MAY:- The number of artists that work today are more numerous than before, but the fear is that these new artists will not have enough help and support to continue. Right now any artist dreams of leaving Yemen and Yemen has become a place that pushes artists to want to leave to other countries. I am not only speaking about artists but also about writers, people involved in sports… they don’t have the support or the courage and leave Yemen in order to find opportunities they don’t have here. The majority of Yemenis don’t work in the domain they love, and it is because of this that artists and artisans don’t find their place here. Since artists need to find other ways to gain a living, they are not focused on their artistic creation. In the case of women, they are more interested in art than men because women in Yemen have too many problems with rights they don’t have and so they try to find a way to express this. Art thus becomes a way to explain their problems and claims. Among young men, art is always about finding a way to gain a living. Both, men and women, are not in a fair situation. 

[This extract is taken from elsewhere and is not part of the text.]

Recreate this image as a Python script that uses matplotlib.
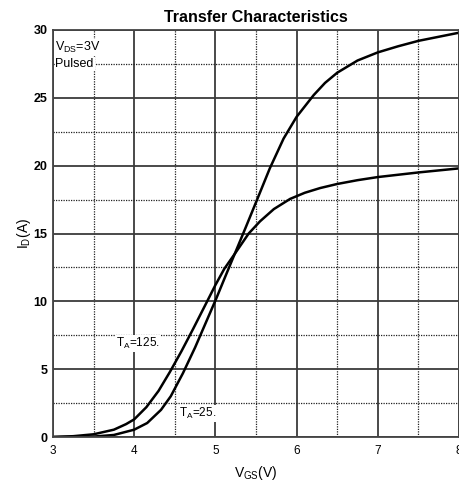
import matplotlib
matplotlib.use("Agg")
import matplotlib.pyplot as plt
from matplotlib.ticker import MultipleLocator

plt.rcParams['font.family'] = ['Liberation Sans', 'DejaVu Sans']
plt.rcParams['mathtext.fontset'] = 'custom'
plt.rcParams['mathtext.rm'] = 'Liberation Sans'
plt.rcParams['mathtext.it'] = 'Liberation Sans'

# Data
vgs_125 = [3.0, 3.25, 3.5, 3.75, 3.9, 4.0, 4.15, 4.3, 4.44, 4.58, 4.72, 4.89, 5.0, 5.11,
           5.25, 5.41, 5.55, 5.72, 5.92, 6.1, 6.29, 6.5, 6.75, 7.0, 7.5, 8.0]
id_125 = [0.0, 0.06, 0.2, 0.54, 0.95, 1.3, 2.2, 3.4, 4.8, 6.3, 7.9, 9.9, 11.2, 12.4,
          13.6, 15.0, 15.9, 16.8, 17.55, 18.0, 18.35, 18.65, 18.93, 19.16, 19.5, 19.8]

vgs_25 = [3.0, 3.5, 3.75, 4.0, 4.16, 4.33, 4.45, 4.6, 4.75, 4.88, 5.01, 5.12, 5.245,
          5.37, 5.5, 5.67, 5.84, 6.0, 6.21, 6.35, 6.5, 6.75, 7.0, 7.25, 7.5, 8.0]
id_25 = [0.0, 0.03, 0.15, 0.54, 1.03, 2.0, 3.0, 4.7, 6.6, 8.4, 10.2, 11.8, 13.6,
         15.4, 17.3, 19.8, 22.0, 23.6, 25.2, 26.1, 26.85, 27.75, 28.35, 28.8, 29.2, 29.8]

x_ticks = [3, 4, 5, 6, 7, 8]
y_ticks = [0, 5, 10, 15, 20, 25, 30]

fig = plt.figure(figsize=(4.6, 4.83), dpi=100)
ax = fig.add_axes([53/460, 1-437/483, (459-53)/460, (437-30)/483])

ax.set_xlim(3, 8)
ax.set_ylim(0, 30)
ax.set_xticks(x_ticks)
ax.set_yticks(y_ticks)
ax.xaxis.set_minor_locator(MultipleLocator(0.5))
ax.yaxis.set_minor_locator(MultipleLocator(2.5))
ax.grid(which='major', color='#3a3a3a', linewidth=1.3, linestyle='-')
ax.grid(which='minor', color='#222222', linewidth=0.9, linestyle=(0, (1, 1)))
ax.set_axisbelow(True)
ax.tick_params(which='both', length=0)
ax.tick_params(axis='x', labelsize=8.5, pad=6)
ax.tick_params(axis='y', labelsize=9, pad=4)
for lbl in ax.get_yticklabels():
    lbl.set_fontweight('bold')
for s in ax.spines.values():
    s.set_color('#444444')
    s.set_linewidth(1.3)

ax.plot(vgs_125, id_125, color='black', linewidth=1.8, solid_joinstyle='round')
ax.plot(vgs_25, id_25, color='black', linewidth=1.8, solid_joinstyle='round')

ax.set_title('Transfer Characteristics', fontsize=11.5, fontweight='bold', pad=6)
ax.set_xlabel('V$_\\mathregular{GS}$(V)', fontsize=10, labelpad=5)
ax.set_ylabel('I$_\\mathregular{D}$(A)', fontsize=10, labelpad=0)

bb = dict(facecolor='white', edgecolor='none', pad=0.5)
ax.text(3.03, 28.7, 'V$_\\mathregular{DS}$=3V', fontsize=9, ha='left', va='center', bbox=bb)
ax.text(3.03, 27.5, 'Pulsed', fontsize=9, ha='left', va='center', bbox=bb)
ax.text(3.77, 6.9, 'T$_\\mathregular{A}$=125.', fontsize=8.5, ha='left', va='center', bbox=bb)
ax.text(4.55, 1.75, 'T$_\\mathregular{A}$=25.', fontsize=8.5, ha='left', va='center', bbox=bb)

fig.savefig('out.png', dpi=100)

YO:- What are your future projects? 
MAY:-
I want to open several centers or institutes to teach painting. I would also like to double the education activity I am involved in, to help people to learn. People also need to double their work and find a good way to show their work to others. Last month I participated in several exhibitions related to the issue of Palestine and what was happening in Gaza. Soon I will participate in several exhibitions about the situation of women in Yemen.